The tune itself, often referred to as Villikins and his Dinah after a music hall song of the 1850s (and known in America as Sweet Betsy from Pike), has been used with many variations for a large number of folk songs and sea shanties, and has been called the "primal tune". Related fiddle tunes are found as early as the 18th century. The Old Orange Flute, however, originated more recently, probably in the 19th century, when a variant of the tune was used to set an anonymously authored broadside.

The earliest known records of the words appeared in 1907 in two books: A Collection of Orange and Protestant Songs and The golden treasury of Irish songs and lyrics. The latter, published in New York, classifies the song as "Anonymous street ballad".
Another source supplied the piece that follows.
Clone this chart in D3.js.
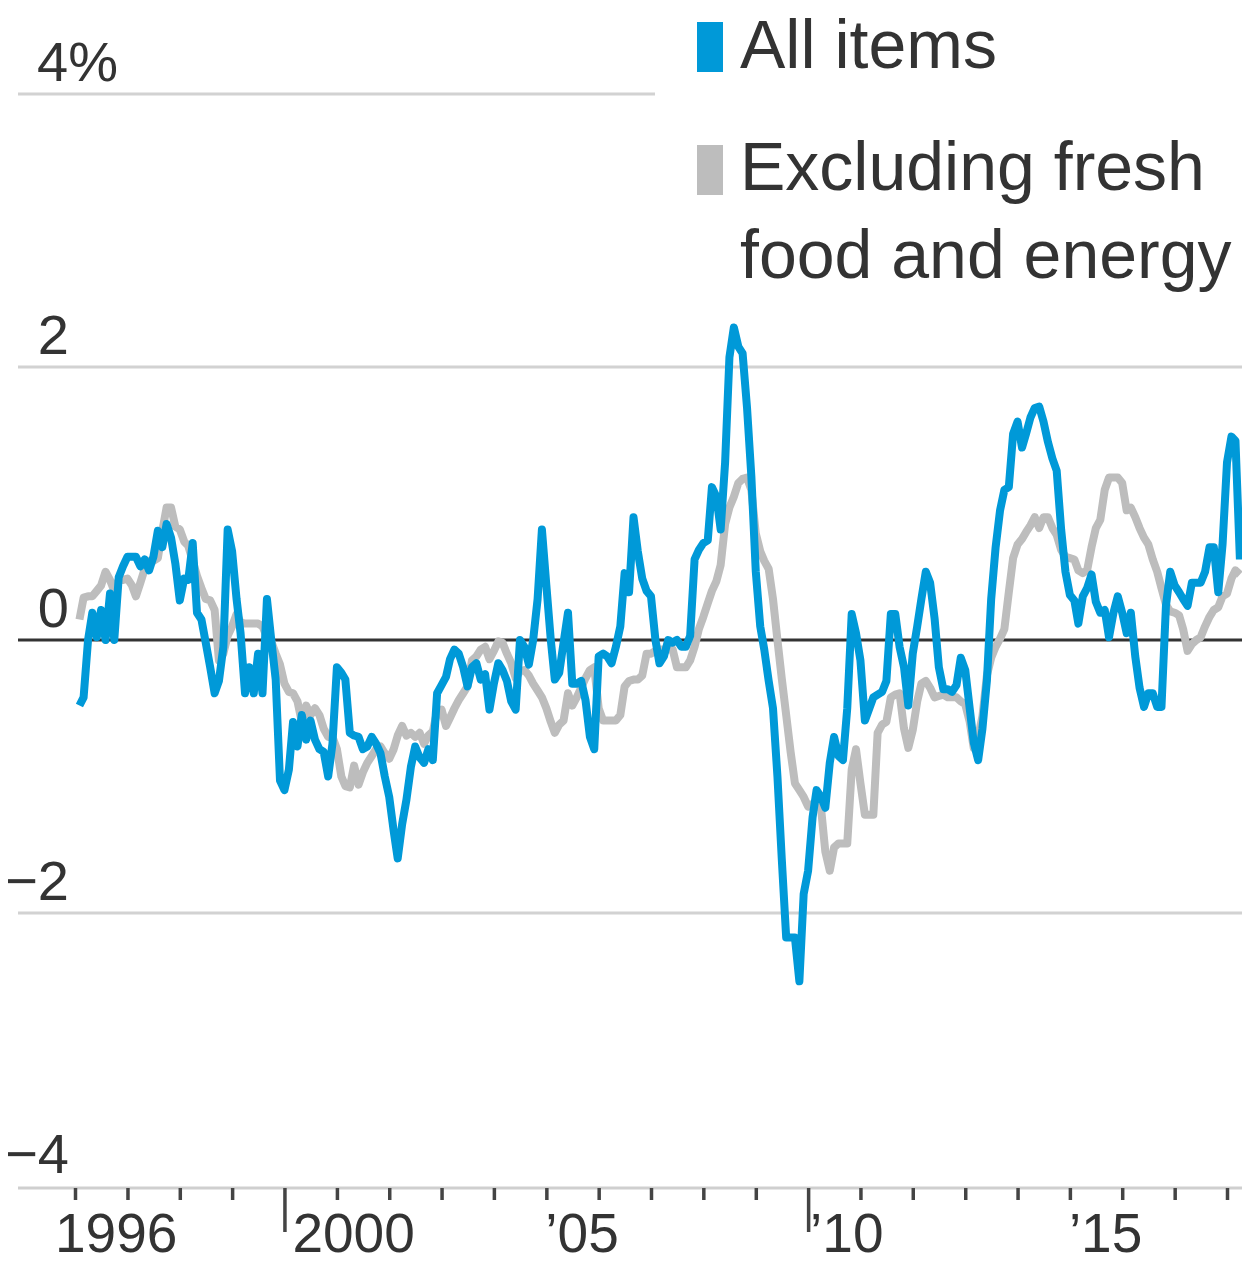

Several books attribute authorship of the words to one Nugent Bohem, but this is a misreading of the title of a book containing the song from the Dublin publisher Nugent & Co: "Nugent's Bohemian Songster".
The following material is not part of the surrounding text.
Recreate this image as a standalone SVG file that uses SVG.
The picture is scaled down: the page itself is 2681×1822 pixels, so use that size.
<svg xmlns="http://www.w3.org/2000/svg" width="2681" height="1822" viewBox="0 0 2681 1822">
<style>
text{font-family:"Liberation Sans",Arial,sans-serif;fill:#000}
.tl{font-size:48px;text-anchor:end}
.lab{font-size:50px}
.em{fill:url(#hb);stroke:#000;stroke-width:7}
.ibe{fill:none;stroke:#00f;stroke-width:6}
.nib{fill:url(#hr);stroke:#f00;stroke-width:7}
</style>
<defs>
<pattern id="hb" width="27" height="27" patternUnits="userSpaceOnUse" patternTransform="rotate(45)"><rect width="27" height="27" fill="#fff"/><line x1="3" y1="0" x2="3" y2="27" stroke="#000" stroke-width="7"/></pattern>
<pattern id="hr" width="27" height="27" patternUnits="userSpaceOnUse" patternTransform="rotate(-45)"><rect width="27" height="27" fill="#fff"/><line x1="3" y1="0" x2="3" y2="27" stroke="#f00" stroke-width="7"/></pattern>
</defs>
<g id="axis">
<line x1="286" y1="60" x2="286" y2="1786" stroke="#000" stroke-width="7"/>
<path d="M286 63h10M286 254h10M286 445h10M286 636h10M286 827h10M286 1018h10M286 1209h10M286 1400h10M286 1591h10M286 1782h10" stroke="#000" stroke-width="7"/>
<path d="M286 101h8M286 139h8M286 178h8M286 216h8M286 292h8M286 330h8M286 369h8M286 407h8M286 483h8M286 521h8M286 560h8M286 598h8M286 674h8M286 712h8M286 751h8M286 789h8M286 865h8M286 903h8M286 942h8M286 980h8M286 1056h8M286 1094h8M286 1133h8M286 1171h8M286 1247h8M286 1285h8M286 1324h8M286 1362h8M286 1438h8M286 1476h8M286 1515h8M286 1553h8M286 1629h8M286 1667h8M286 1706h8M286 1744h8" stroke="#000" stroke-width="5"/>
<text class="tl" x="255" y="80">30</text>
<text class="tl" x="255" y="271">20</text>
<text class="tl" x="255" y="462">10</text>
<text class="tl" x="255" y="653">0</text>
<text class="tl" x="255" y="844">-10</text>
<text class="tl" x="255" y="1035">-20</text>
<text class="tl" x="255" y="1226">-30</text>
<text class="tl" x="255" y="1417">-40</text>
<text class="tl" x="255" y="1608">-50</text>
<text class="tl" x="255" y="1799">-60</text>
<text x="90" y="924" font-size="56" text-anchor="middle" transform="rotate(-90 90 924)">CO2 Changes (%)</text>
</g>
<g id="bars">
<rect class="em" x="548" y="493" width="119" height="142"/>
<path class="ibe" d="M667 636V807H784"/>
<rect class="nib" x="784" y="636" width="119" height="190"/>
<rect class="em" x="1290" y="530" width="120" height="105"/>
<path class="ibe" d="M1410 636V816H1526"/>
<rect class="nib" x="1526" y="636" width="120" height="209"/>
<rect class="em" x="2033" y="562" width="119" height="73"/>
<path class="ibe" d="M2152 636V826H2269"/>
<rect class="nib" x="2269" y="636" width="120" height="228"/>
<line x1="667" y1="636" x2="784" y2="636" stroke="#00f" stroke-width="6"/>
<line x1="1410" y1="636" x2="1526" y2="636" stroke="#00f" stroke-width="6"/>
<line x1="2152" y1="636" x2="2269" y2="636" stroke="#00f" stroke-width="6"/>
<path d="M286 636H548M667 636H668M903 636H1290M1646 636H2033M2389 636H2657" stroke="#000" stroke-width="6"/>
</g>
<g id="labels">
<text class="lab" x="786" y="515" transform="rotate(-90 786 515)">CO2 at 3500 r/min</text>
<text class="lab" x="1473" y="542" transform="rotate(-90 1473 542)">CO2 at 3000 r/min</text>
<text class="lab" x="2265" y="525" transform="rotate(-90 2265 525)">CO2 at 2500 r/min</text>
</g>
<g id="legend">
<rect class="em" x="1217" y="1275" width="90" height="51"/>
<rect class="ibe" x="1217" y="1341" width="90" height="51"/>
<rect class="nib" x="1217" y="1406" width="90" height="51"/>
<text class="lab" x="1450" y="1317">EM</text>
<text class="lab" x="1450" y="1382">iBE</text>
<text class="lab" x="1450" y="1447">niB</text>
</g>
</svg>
It has been claimed that the words were written by a nationalist as a parody of Orangeism and were first published in the nationalist journal Sinn Fein on 2 November 1912. This is clearly refuted by the existence of the two books from 1907. The publication in Sinn Fein, under the title The Magic Flute, carries no explanation but a facetious attribution to Edward Carson, the unionist politician.

==Text==

The song tells the story of Bob Williamson, a weaver of Dungannon, who is considered a "stout Orange blade" by his associates. However, "he married a Papist named Brigid McGinn. Turned Papish himself, he forsook the auld cause" and was compelled to flee to Connacht, taking with him his flute. Enrolled into a Catholic church choir, he finds that the flute will only play Protestant songs such as The Boyne Water. Eventually the priest buys him a new instrument and the flute is condemned to be burned for heresy, though in the flames a "quare noise" can be heard as the flute still whistles "The Protestant Boys". The text was reproduced in Colm Ó Lochlainn's Irish Street Ballads (1939).

Modern renditions of the song often include the repeated refrain "Sure it's six miles from Bangor to Donaghadee". This seems to have been popularised by versions by The Clancy Brothers and subsequently The Dubliners; the line is taken from the refrain (and title) of another folk song, Six Miles from Bangor to Donaghadee, describing a series of absurd episodes and also set to the tune Villikins, and which was recorded by the Larne-reared but Southport-born singer Richard Hayward, amongst others. Hayward also made the first recording of The Old Orange Flute, in around 1920.

Denis Johnston quotes the first and last verses of the song in his war memoir Nine Rivers from Jordan, giving two alternate choruses:

"Tooraloo! Tooralay! We'll have no superstition round Portadown way!"

"Tooraloo! Tooralay! Oh, the twelfth of July is the Orangeman's day."

==In popular culture==
In the 1996 adventure film The Ghost and the Darkness Val Kilmer portrays Irish Unionist hero John Henry Patterson and sings the song whilst lying in wait for a pair of man-eating lions.